The trial of former Minneapolis police officer Derek Chauvin starts today – 10 months after the death of George Floyd – and the stakes are high for race relations in America.
After a complex jury selection, the stage is set for jurors to hear opening statements on Monday.
The prosecution will present its case first and it is highly likely the biggest piece of evidence will be the video of Chauvin with his knee on Mr Floyd‘s neck for nearly nine minutes during his arrest in May last year.
George Floyd Killing: The Trial – From today at 3pm we will bring you live continuous coverage of court proceedings in the trial of Derek Chauvin on our website, app, YouTube and Sky Pop Up Channel on 524
The mobile phone footage was shared online, viewed tens of millions of times and sparked months of worldwide protests against racial injustice and police brutality.
The court will hear accounts of the events that unfolded on 25 May last year when police responded to a call from a convenience store where Mr Floyd had allegedly used a fake $20 bill.
Chauvin was one of the officers who attended the scene but what the jury will have to decide is if his restraint of Mr Floyd was the cause of his death.
Chauvin has pleaded not guilty to the three charges against him – second and third degree murder and second degree manslaughter.
The second degree murder charge is the most serious, with a maximum sentence of 40 years in prison.
For him to be found guilty of this charge prosecutors must prove he intentionally assaulted Mr Floyd which led to his death, even if his actions were not premeditated.
The defence will argue Chauvin did not cause Mr Floyd’s death.
Chauvin’s defence team is expected to introduce evidence showing that Mr Floyd could have died from other factors and that Chauvin did not have intent to harm him.
Minneapolis was calm ahead of the trial but emotions are high.
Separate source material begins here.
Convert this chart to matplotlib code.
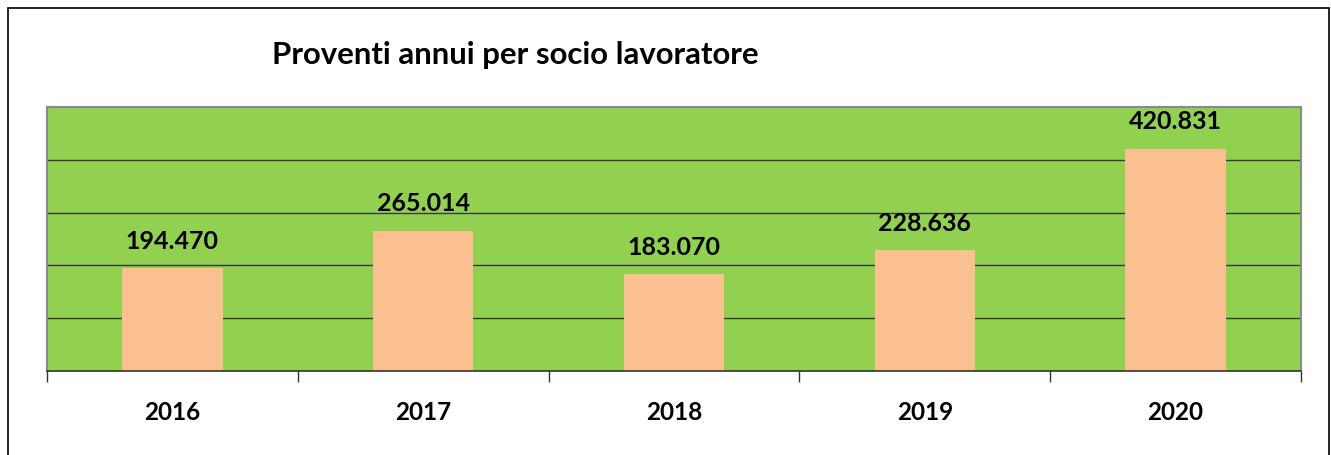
import matplotlib
matplotlib.use("Agg")
import matplotlib.pyplot as plt
import matplotlib.patches as mpatches
import numpy as np

# data
years = ["2016", "2017", "2018", "2019", "2020"]
proventi = [194470, 265014, 183070, 228636, 420831]
value_labels = ["194.470", "265.014", "183.070", "228.636", "420.831"]
title = "Proventi annui per socio lavoratore"

plt.rcParams['font.family'] = ['Lato', 'DejaVu Sans']

W, H = 1331, 456
fig = plt.figure(figsize=(W / 100, H / 100), dpi=100)

# outer frame of the chart object
frame = mpatches.Rectangle((8 / W, -0.05), (1329 - 8) / W, 1.05 - 9 / H,
                           transform=fig.transFigure, fill=False,
                           edgecolor='black', linewidth=1.2)
fig.patches.append(frame)

ax = fig.add_axes([47 / W, 1 - 372 / H, (1301 - 47) / W, (372 - 108) / H])
ax.set_facecolor('#92D050')

x = np.arange(len(years))
ax.bar(x, proventi, width=0.4, color='#FAC090', zorder=3)

ax.set_xlim(-0.5, len(years) - 0.5)
ax.set_ylim(0, 500000)
ax.set_yticks(np.arange(100000, 500000, 100000))
ax.yaxis.grid(True, color='#3a3a3a', linewidth=1.0, zorder=1)
ax.tick_params(axis='y', left=False, labelleft=False)

# category ticks at the boundaries, labels at the centers
ax.set_xticks(np.arange(-0.5, len(years)), minor=False)
ax.set_xticklabels([])
ax.tick_params(axis='x', which='major', direction='out', length=8, width=1, color='#333333')
ax.set_xticks(x, minor=True)
ax.set_xticklabels(years, minor=True, fontsize=17.5, fontweight='bold')
ax.tick_params(axis='x', which='minor', length=0, pad=21)

for side in ['left', 'top', 'right']:
    ax.spines[side].set_color('#8a8a8a')
    ax.spines[side].set_linewidth(1.5)
ax.spines['bottom'].set_color('#333333')
ax.spines['bottom'].set_linewidth(1.2)
ax.spines['bottom'].set_zorder(5)

for xi, v, lab in zip(x, proventi, value_labels):
    ax.annotate(lab, (xi, v), xytext=(0, 12), textcoords='offset points',
                ha='center', va='bottom', fontsize=18, fontweight='bold', zorder=6)

fig.text(515 / W, 1 - 55 / H, title, ha='center', va='center',
         fontsize=22.4, fontweight='bold')

fig.savefig("out.png", dpi=100)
The court house has been surrounded by heavy security in recent weeks and a ring of steel now exists in central Minneapolis which could be used to seal off a large area of downtown in the event of unrest.
There’s no way to predict what a jury will ultimately decide but many believe the verdict will be a tipping point – a ruling on where the country stands on race relations – and how it reacts.
The outcome is uncertain and the stakes are high.